Birth Name: | Ralph Elliott Robertson |
Birth Date: | 18 October 1885 |
Birth Place: | Sioux City, Iowa, U.S. |
Death Place: | Seattle, Washington, U.S. |
Party: | Republican |
Education: | Omaha Commercial College Michigan Technological University University of Washington |
Ralph Elliott Robertson (October 18, 1885 – February 28, 1961)[1] was an American lawyer and politician from the territory and state of Alaska. He was a member of the Republican Party.
Born in Sioux City, Iowa, Robertson was educated at Omaha Commercial College, the Michigan College of Mines and the University of Washington.

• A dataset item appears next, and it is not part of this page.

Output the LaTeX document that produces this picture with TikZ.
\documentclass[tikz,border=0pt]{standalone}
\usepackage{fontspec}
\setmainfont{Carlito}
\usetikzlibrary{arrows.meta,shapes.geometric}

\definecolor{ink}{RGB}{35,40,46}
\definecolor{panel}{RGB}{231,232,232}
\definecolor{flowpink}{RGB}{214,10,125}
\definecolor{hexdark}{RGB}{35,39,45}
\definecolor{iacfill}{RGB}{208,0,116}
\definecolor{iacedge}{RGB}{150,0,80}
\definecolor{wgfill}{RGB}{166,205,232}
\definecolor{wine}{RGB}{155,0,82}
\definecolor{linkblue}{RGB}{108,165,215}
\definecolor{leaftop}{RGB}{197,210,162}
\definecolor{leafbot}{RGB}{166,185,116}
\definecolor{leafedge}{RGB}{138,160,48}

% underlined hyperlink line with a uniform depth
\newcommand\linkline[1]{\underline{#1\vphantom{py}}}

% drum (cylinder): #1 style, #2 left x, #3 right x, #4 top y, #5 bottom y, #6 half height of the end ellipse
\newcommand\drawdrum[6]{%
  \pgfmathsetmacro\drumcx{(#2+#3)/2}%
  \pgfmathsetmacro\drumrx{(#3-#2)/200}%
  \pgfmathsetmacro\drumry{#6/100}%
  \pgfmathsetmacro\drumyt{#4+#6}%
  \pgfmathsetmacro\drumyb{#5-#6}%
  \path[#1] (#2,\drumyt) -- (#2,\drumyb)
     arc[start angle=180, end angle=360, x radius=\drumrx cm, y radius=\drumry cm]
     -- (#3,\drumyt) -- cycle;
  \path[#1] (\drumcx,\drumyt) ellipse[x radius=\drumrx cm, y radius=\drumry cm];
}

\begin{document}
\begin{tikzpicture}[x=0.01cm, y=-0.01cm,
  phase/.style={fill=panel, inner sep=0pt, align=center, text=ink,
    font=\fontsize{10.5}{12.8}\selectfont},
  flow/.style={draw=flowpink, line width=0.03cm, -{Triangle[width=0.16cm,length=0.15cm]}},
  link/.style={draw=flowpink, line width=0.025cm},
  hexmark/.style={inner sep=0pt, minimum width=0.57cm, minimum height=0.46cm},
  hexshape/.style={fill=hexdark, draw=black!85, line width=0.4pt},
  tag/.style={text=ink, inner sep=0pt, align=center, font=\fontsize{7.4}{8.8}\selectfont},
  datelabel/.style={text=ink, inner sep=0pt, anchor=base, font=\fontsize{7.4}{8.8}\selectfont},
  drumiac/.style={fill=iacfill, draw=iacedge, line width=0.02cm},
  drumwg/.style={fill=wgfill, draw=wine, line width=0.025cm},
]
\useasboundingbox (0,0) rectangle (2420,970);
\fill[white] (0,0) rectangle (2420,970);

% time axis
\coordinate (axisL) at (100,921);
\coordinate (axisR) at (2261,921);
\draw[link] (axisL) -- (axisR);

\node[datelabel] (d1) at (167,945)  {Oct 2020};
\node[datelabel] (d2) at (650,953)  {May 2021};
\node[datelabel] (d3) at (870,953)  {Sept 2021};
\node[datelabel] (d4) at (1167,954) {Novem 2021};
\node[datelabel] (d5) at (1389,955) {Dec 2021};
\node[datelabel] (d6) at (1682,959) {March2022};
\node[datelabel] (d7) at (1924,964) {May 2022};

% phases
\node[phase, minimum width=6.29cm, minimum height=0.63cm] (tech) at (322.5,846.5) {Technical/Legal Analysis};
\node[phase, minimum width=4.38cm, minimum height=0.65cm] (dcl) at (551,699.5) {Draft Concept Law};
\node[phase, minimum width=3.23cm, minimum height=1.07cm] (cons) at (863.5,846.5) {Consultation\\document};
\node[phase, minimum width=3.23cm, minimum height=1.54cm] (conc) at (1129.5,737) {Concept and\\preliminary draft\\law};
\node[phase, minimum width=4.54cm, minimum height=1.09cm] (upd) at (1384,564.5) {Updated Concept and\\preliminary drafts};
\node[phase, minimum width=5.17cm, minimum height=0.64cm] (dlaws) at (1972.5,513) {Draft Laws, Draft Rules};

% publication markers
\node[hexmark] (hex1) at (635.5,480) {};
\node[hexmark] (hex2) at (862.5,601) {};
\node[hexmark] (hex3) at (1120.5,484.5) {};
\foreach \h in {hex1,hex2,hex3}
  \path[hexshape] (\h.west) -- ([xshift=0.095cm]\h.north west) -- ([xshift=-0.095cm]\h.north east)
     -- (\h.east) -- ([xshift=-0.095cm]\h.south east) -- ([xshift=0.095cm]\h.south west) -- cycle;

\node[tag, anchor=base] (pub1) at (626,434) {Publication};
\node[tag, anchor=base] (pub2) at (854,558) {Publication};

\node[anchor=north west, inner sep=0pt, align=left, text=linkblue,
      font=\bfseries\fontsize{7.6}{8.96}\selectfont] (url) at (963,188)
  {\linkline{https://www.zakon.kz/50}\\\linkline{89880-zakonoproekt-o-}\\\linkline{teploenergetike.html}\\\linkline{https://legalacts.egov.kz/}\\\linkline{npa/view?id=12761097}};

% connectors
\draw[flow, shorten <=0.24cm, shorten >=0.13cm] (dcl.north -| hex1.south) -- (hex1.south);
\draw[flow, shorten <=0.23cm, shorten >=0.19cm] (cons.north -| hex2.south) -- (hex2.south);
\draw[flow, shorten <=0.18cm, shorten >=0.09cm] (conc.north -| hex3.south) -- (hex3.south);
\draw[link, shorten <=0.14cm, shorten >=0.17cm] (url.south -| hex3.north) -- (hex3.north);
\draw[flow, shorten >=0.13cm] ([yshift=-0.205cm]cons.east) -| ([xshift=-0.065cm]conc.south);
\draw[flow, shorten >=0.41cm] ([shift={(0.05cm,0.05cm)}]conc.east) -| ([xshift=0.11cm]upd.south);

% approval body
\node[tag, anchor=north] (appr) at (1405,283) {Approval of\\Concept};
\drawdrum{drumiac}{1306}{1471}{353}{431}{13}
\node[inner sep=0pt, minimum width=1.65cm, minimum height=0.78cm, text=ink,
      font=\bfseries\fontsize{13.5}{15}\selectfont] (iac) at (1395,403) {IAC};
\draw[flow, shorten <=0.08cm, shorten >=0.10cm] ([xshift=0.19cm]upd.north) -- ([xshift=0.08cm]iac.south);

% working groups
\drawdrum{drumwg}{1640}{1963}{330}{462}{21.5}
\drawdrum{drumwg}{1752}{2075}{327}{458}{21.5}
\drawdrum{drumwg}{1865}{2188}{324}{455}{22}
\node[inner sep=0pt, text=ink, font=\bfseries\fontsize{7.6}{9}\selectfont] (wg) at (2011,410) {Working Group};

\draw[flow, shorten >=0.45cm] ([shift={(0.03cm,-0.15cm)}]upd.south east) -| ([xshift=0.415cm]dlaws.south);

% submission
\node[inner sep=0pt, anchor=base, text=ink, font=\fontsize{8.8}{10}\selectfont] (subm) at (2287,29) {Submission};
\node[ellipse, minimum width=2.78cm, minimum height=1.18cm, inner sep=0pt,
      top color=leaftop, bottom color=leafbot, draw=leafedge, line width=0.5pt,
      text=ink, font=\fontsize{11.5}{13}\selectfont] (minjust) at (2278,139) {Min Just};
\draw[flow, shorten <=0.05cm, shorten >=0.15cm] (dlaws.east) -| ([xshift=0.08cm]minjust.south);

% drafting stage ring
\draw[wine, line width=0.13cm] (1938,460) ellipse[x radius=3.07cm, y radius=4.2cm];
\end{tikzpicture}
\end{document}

He moved to Alaska in 1906 and served as mayor of Juneau from 1920 to 1923. He also served as a trustee of the Alaska Agricultural College and School of Mines, from 1925 to 1933.
In 1955, he was elected to the Alaska Constitutional Convention as one of seven at-large delegates from the First Judicial Division.[2] He resigned from the convention several days prior to the scheduled document signing and returned to Juneau, citing numerous issues with the finished document which he had not expressed previously. His major objection was over the apportionment of the legislature into smaller districts; the territorial legislature's districts were coterminous with that of the four judicial divisions established by the U.S. Congress in 1909. Robertson did later agree to append his signature to the document, which happened shortly before his death.

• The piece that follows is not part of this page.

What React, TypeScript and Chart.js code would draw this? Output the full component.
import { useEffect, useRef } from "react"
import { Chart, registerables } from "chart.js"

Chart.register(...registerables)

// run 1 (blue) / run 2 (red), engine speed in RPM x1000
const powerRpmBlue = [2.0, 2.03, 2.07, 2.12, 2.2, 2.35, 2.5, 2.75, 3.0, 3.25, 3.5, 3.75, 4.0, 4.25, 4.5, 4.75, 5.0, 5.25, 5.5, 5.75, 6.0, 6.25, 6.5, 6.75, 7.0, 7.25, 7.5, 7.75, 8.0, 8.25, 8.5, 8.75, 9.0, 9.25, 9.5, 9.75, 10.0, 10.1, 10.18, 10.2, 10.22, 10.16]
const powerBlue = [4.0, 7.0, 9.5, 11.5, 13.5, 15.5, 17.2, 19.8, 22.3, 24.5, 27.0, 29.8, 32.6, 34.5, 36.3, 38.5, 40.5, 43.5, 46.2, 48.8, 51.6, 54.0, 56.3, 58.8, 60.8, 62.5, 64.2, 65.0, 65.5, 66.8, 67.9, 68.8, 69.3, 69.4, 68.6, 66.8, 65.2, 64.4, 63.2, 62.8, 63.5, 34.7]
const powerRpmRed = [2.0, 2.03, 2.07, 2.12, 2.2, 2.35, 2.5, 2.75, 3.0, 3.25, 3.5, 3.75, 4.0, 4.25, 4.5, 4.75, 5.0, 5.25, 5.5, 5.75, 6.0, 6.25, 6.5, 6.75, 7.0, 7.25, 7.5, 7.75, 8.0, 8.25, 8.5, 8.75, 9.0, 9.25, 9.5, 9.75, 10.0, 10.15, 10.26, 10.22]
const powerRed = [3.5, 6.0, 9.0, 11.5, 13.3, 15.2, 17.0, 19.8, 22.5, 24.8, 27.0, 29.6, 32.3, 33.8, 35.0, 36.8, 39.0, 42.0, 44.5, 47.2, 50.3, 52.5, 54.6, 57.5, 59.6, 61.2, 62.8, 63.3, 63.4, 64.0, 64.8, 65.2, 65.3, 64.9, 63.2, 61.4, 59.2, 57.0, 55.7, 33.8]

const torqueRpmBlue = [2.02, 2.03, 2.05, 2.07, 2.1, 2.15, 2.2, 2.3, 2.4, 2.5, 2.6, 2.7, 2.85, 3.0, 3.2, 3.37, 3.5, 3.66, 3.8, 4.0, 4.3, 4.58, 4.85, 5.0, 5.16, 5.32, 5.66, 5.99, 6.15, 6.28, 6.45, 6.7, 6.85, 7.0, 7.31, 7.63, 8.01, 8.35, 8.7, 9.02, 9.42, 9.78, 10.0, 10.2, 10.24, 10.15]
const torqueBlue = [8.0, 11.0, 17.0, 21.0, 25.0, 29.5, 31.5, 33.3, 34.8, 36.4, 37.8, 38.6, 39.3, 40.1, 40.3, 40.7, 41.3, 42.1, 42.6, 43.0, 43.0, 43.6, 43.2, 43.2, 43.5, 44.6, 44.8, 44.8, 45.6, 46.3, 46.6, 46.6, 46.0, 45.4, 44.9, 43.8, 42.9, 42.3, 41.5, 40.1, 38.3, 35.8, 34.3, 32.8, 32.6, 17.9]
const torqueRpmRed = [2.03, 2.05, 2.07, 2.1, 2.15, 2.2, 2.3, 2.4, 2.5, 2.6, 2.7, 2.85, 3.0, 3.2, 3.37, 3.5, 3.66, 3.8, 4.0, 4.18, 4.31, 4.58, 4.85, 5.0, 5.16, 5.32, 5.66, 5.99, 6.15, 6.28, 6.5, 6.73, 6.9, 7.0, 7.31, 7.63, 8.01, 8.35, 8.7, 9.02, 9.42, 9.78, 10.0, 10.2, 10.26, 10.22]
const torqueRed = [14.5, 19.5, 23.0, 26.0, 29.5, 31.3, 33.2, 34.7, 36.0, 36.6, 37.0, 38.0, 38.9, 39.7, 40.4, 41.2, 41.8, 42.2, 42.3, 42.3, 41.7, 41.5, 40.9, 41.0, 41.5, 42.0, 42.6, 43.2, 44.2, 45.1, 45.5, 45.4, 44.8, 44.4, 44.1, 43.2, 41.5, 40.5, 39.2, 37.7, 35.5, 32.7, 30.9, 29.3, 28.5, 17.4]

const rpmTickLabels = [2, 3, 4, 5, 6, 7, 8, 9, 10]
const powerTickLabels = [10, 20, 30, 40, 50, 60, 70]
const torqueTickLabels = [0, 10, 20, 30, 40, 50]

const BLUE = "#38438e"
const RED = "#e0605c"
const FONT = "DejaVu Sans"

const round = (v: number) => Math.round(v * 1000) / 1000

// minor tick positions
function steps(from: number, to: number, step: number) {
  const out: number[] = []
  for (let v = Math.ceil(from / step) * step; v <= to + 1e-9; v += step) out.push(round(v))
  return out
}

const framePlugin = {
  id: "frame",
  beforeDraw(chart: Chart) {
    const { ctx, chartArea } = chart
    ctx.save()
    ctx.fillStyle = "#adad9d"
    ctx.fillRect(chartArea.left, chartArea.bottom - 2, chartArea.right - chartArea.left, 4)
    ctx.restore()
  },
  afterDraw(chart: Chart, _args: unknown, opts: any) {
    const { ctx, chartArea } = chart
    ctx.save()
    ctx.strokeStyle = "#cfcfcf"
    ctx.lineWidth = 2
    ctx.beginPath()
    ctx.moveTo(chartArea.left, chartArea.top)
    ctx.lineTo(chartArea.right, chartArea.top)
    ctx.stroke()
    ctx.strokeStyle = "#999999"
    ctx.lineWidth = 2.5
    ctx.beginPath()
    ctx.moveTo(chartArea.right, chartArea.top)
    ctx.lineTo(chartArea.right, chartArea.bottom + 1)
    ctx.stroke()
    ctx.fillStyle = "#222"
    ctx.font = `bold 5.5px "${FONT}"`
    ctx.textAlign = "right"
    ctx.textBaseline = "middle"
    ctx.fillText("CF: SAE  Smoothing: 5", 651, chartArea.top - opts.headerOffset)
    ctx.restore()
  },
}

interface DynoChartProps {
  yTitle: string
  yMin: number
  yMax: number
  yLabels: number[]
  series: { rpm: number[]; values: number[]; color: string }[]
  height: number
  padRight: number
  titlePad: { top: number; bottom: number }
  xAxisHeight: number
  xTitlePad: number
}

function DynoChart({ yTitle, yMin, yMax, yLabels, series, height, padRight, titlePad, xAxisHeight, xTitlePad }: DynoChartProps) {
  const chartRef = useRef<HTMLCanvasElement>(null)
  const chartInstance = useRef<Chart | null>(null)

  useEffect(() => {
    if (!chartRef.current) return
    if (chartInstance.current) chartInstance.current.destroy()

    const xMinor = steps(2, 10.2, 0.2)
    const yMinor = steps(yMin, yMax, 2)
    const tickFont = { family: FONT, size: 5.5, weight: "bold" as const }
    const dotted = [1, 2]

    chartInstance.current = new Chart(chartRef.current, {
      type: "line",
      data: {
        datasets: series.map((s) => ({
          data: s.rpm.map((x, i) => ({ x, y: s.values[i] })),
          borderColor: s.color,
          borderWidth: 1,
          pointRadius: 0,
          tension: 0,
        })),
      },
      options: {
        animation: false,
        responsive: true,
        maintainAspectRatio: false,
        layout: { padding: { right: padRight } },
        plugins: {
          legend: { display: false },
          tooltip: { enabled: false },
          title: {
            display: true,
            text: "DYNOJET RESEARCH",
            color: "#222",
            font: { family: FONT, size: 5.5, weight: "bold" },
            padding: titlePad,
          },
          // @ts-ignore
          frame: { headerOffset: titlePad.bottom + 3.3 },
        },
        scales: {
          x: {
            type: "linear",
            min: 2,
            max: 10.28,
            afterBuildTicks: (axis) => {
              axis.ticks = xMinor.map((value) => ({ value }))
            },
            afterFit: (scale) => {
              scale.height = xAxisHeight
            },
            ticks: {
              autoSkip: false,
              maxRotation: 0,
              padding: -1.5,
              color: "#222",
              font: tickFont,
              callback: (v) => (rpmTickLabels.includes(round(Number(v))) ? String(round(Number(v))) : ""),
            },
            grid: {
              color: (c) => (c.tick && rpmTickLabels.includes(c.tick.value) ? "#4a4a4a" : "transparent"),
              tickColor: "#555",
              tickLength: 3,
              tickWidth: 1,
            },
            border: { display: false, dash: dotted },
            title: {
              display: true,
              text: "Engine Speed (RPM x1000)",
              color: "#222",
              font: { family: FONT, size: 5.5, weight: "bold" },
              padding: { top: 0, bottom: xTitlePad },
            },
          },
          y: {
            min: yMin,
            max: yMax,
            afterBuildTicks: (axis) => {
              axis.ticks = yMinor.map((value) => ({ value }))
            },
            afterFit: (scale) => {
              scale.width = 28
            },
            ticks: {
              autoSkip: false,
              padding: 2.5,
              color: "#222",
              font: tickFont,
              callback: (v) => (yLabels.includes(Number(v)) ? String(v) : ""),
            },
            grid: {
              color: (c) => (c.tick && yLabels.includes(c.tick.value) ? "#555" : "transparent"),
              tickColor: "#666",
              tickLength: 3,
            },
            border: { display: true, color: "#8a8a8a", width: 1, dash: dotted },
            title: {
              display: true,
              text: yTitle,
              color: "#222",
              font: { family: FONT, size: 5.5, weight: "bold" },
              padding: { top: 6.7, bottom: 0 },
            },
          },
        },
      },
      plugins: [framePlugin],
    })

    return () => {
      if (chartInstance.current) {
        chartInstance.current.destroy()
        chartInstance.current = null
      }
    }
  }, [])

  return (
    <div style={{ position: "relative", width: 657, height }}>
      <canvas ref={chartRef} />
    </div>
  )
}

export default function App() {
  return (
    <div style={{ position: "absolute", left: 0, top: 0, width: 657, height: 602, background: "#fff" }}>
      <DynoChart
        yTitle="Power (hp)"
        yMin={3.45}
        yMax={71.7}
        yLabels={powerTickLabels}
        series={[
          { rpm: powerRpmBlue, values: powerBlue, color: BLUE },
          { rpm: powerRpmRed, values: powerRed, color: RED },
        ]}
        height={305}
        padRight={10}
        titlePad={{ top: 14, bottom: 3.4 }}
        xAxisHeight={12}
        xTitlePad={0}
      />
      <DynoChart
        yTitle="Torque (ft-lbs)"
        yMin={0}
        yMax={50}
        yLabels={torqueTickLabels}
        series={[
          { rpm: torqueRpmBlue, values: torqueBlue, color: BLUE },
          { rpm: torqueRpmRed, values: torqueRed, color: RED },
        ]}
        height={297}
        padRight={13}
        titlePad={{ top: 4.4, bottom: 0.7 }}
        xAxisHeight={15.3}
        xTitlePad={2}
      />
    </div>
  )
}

He was nominated by the Republican Party to run in Alaska's first U.S. Senate election in 1958, but he lost in a massive landslide to Democrat Bob Bartlett, winning just 15% against Bartlett's 84%. Robertson died on February 28, 1961, in Seattle, Washington.[3]
He founded the law firm of Robertson, Monagle, Eastaugh and Annis, which through minor changes in name over the years has remained one of Alaska's major law and lobbying firms. The firm made headlines in the 21st century during the candidacy of Sarah Palin for the office of Vice President of the United States, due to an association dating back to her days as mayor of Wasilla. Robertson's son-in-law, Frederick Orlebar Eastaugh (1913–1992), was a partner in the law firm and a notable political figure in Juneau for many years. His grandson, Robert Ladd Eastaugh (born 1943), who was also associated with the firm at one point, was an associate justice of the Alaska Supreme Court from 1994 until retiring in 2009.